The Tallis wreath at the Menin Gate, November 2015. | Poppies, ironically, are not in season in November so year 8 and 9s’ appearance at the Menin Gate on November 10th was accompanied by a wreath of red gerberas. Our wreath-layers acquitted themselves well and a short film was sent so we could see it back on the mothership on November 11th. We marked the moment respectfully, heard the bugle, and went about our break time business of hugging and sausage sandwiches. That was Wednesday. The following Monday we were at it again, silent in the yard, wondering quite what to think. I’d arranged to do year 11 assembly on Monday morning in any case. I showed the symbols of the Republique and we talked about Marianne’s tears on some sites. The abuse of power comes as no surprise, I said. |
Regular readers know that my year 7 groups act as a touchstone for the zeitgeist. We pondered Paley’s metaphor of the watchmaker and started to wonder in a more systematic way than in September if there was a God. Putting that on hold, we returned to our regular current affairs slot. I told them that I didn’t think Instagram was a reliable news source (World War 3 starting next Tuesday, targeting schools – God, I hope I’m right) and we thought a bit about the best response to terrorism. I don’t usually allow football as a news story, but the Wembley match was ripe for discussion. As was the breaking news from Paris: why do terrorists use bits from the Qur’an? It’s really embarrassing, said one. Why indeed?

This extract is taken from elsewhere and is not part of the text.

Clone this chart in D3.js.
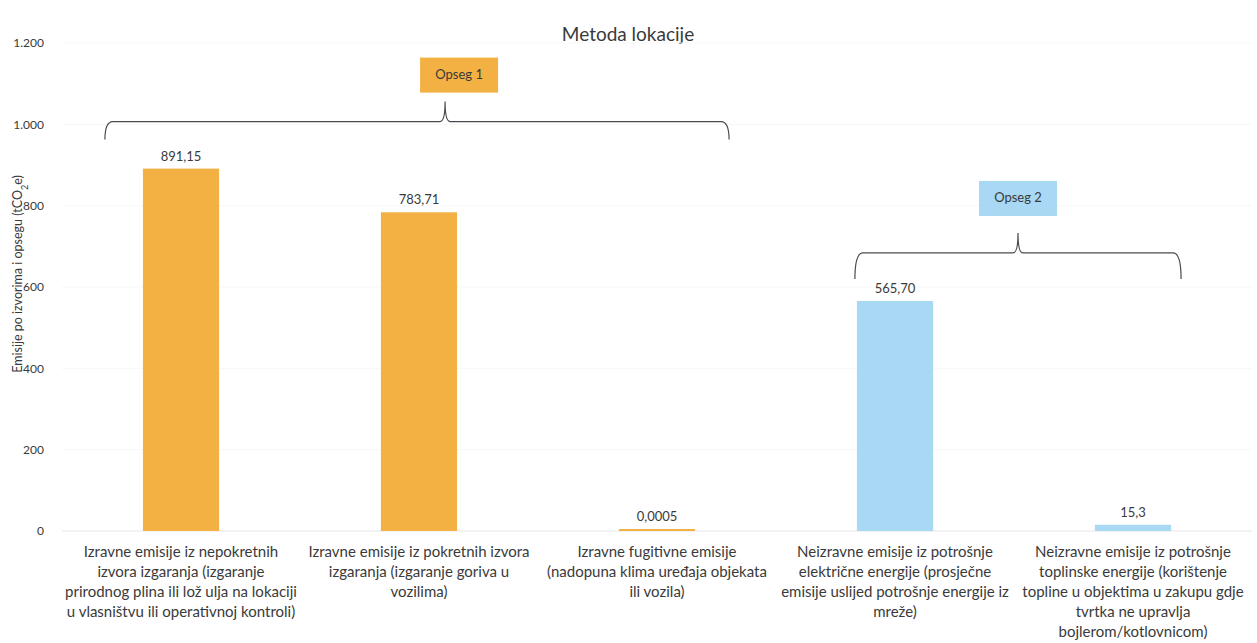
<!DOCTYPE html>
<html>
<head>
<meta charset="utf-8">
<script src="https://cdn.jsdelivr.net/npm/d3@7"></script>
<style>
  body { margin: 0; background: #fff; }
  text { font-family: Lato, "Open Sans", sans-serif; fill: #3a3a3a; }
</style>
</head>
<body>
<script>
var categories = [
  "Izravne emisije iz nepokretnih|izvora izgaranja (izgaranje|prirodnog plina ili lož ulja na lokaciji|u vlasništvu ili operativnoj kontroli)",
  "Izravne emisije iz pokretnih izvora|izgaranja (izgaranje goriva u|vozilima)",
  "Izravne fugitivne emisije|(nadopuna klima uređaja objekata|ili vozila)",
  "Neizravne emisije iz potrošnje|električne energije (prosječne|emisije uslijed potrošnje energije iz|mreže)",
  "Neizravne emisije iz potrošnje|toplinske energije (korištenje|topline u objektima u zakupu gdje|tvrtka ne upravlja|bojlerom/kotlovnicom)"
];
var values = [891.15, 783.71, 0.0005, 565.70, 15.3];
var valueLabels = ["891,15", "783,71", "0,0005", "565,70", "15,3"];
var scopes = [1, 1, 1, 2, 2];
var yTicks = [0, 200, 400, 600, 800, 1000, 1200];
var yTickLabels = ["0", "200", "400", "600", "800", "1.000", "1.200"];
var groups = [
  {name: "Opseg 1", first: 0, last: 2},
  {name: "Opseg 2", first: 3, last: 4}
];

var width = 1257, height = 643;
var colors = {1: "#f4b143", 2: "#a8d8f4"};

var svg = d3.select("body").append("svg")
  .attr("width", width)
  .attr("height", height);

var x = d3.scaleBand()
  .domain(d3.range(categories.length))
  .range([62, 1252])
  .paddingInner(0.68)
  .paddingOuter(0.34);

var y = d3.scaleLinear()
  .domain([0, 1200])
  .range([531, 43]);

// title
svg.append("text")
  .attr("x", 628).attr("y", 41)
  .attr("text-anchor", "middle")
  .style("font-size", "19px")
  .text("Metoda lokacije");

// faint gridlines
svg.append("g").selectAll("line")
  .data(yTicks)
  .join("line")
  .attr("x1", 62).attr("x2", 1252)
  .attr("y1", d => y(d)).attr("y2", d => y(d))
  .attr("stroke", d => d === 0 ? "#e6e6e6" : "#f7f7f7")
  .attr("stroke-width", 1);

// y axis
var yAxis = d3.axisLeft(y)
  .tickValues(yTicks)
  .tickFormat((d, i) => yTickLabels[i])
  .tickSize(0)
  .tickPadding(0);

var ya = svg.append("g")
  .attr("transform", "translate(44,0)")
  .call(yAxis);
ya.select(".domain").remove();
ya.selectAll("text")
  .style("font-size", "12px")
  .style("font-family", "Lato, sans-serif")
  .attr("fill", "#3a3a3a");

// y label
var yl = svg.append("text")
  .attr("transform", "translate(22,274) rotate(-90)")
  .attr("text-anchor", "middle")
  .style("font-size", "12.5px");
yl.append("tspan").text("Emisije po izvorima i opsegu (tCO");
yl.append("tspan").attr("baseline-shift", "sub").style("font-size", "9px").text("2");
yl.append("tspan").text("e)");

// bars
svg.append("g").selectAll("rect")
  .data(values)
  .join("rect")
  .attr("x", (d, i) => x(i))
  .attr("width", x.bandwidth())
  .attr("y", d => Math.min(y(d), y(0) - 2))
  .attr("height", d => Math.max(y(0) - y(d), 2))
  .attr("fill", (d, i) => colors[scopes[i]]);

// value labels
svg.append("g").selectAll("text")
  .data(values)
  .join("text")
  .attr("x", (d, i) => x(i) + x.bandwidth() / 2)
  .attr("y", d => Math.min(y(d), y(0) - 2) - 8)
  .attr("text-anchor", "middle")
  .style("font-size", "13px")
  .text((d, i) => valueLabels[i]);

// category labels
var cl = svg.append("g").selectAll("text")
  .data(categories)
  .join("text")
  .attr("x", (d, i) => x(i) + x.bandwidth() / 2)
  .attr("y", 557)
  .attr("text-anchor", "middle")
  .style("font-size", "15px");
cl.selectAll("tspan")
  .data(d => d.split("|"))
  .join("tspan")
  .attr("x", function() { return this.parentNode.getAttribute("x"); })
  .attr("dy", (d, i) => i === 0 ? 0 : 20)
  .text(d => d);

// braces and scope boxes
var bracePad = [[38, 34], [2, 10]];
var braceOff = [47, 48];
var braceMid = [0.545, 0.5];
var boxShift = [14, 0];
var boxOff = [111, 120];
groups.forEach(function(g, gi) {
  var x0 = x(g.first) - bracePad[gi][0];
  var x1 = x(g.last) + x.bandwidth() + bracePad[gi][1];
  var maxV = d3.max(values.slice(g.first, g.last + 1));
  var by = y(maxV) - braceOff[gi];
  var drop = gi === 0 ? 18 : 26;
  var mid = x0 + (x1 - x0) * braceMid[gi];
  var path = "M" + x0 + "," + (by + drop) +
    " Q" + x0 + "," + by + " " + (x0 + 8) + "," + by +
    " L" + (mid - 5) + "," + by +
    " Q" + mid + "," + by + " " + mid + "," + (by - 20) +
    " Q" + mid + "," + by + " " + (mid + 5) + "," + by +
    " L" + (x1 - 8) + "," + by +
    " Q" + x1 + "," + by + " " + x1 + "," + (by + drop);
  svg.append("path")
    .attr("d", path)
    .attr("fill", "none")
    .attr("stroke", "#4a4a50")
    .attr("stroke-width", 1.2);
  var bw = 78, bh = 35;
  var bcx = mid + boxShift[gi];
  var bty = y(maxV) - boxOff[gi];
  svg.append("rect")
    .attr("x", bcx - bw / 2).attr("y", bty)
    .attr("width", bw).attr("height", bh)
    .attr("fill", colors[gi + 1]);
  svg.append("text")
    .attr("x", bcx).attr("y", bty + bh / 2 + 4)
    .attr("text-anchor", "middle")
    .style("font-size", "13px")
    .text(g.name);
});
</script>
</body>
</html>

These little ones are getting their feet under the table now. They’re relaxing and thinking, starting to see the seven-year path to adulthood unrolling in the wide corridors and high level walkways of this place. Every so often you get a glimpse of the adult within: a doer, a joker, a worrier. Some will take on the world, some may wish to abdicate responsibility for others. Some who’ll come to love money above all things and some who’ll be fired with righteous fury to change the world for the better. Their faces illuminate the future. Seeing a hall full of them is a wonderful thing.
Lots of adults who drop by under different guises also have children here in school. Sometimes the fates combine to give them a glimpse of the beloved child in a corridor or over my Juliet balcony (oh yes). There’s not a parent in the world who doesn’t grin from ear to ear when the young one flits by, so assured, so capable. Teachers do a lot of that. We seek out the faces in the crowd of the child we want to see, we can scan a thousand faces to find the one who needs a particular word, a helping hand, a reminder or reprimand, a nibble round the edges until the work is done.

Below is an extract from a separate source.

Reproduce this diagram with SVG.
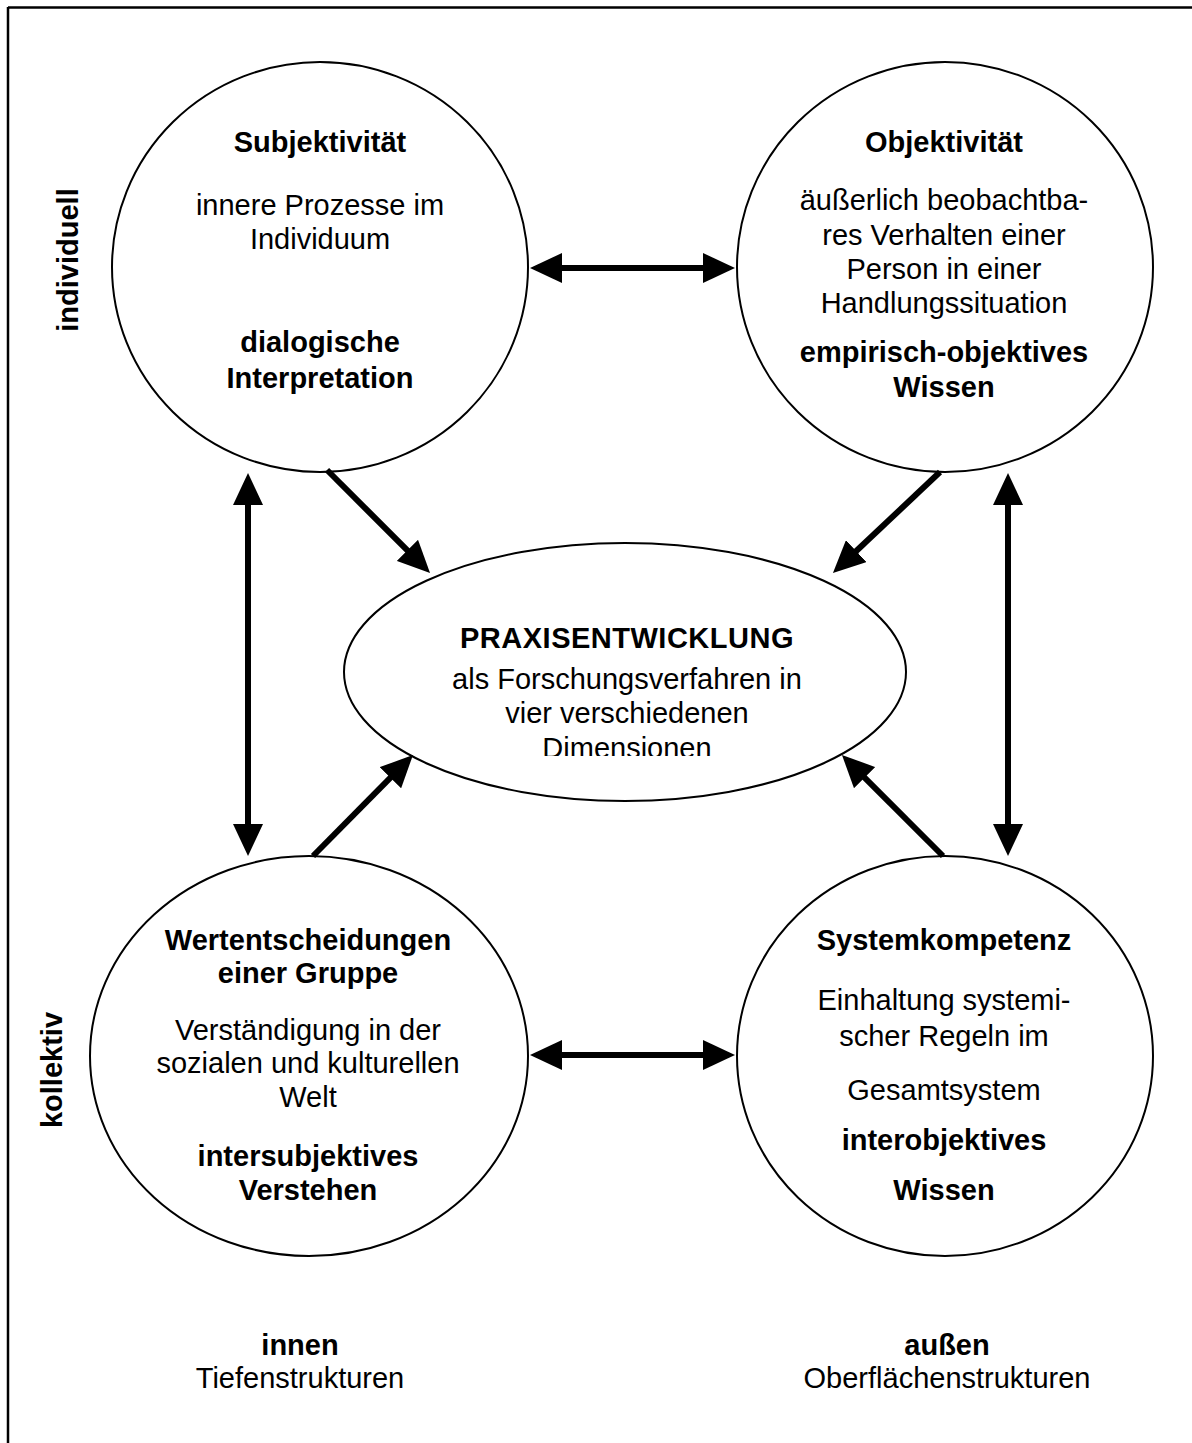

I’m always worried that I won’t see the face I’m looking for in a crowd. That there’ll be someone close by who needs something I can offer and I’ll miss it through doziness or preoccupation. I have no idea how you go about blowing up a crowd. Looking at ours on Wednesday and Monday, how could you lay waste to people? I’m pretty sure that some people just love violence for its own sake and then have to find a way to justify it. Their arguments are vapid and cynical, looking for easy answers in a world of compromise. It’s not new, but it is newly awful.
I often quote the great Rob Coe of Durham University, a neighbour of mine in former days. After years of world-leading research, he’ll only say that children learn when they have to think really hard. The most important thing we can do in our schools is to teach them to think really hard so that when the inexplicable happens they have the wherewithal to reflect sensibly and find ways to resist and survive. To identify a good argument and reject a rubbish one. To care and serve, no matter how annoying, rather than seethe and hate. That’s why our happy communities, noisy with discussion and lit up by faces we love in the crowd might help to save the world. There’s a time for talking and a time for silence, but I don’t want to blow that whistle again for another year.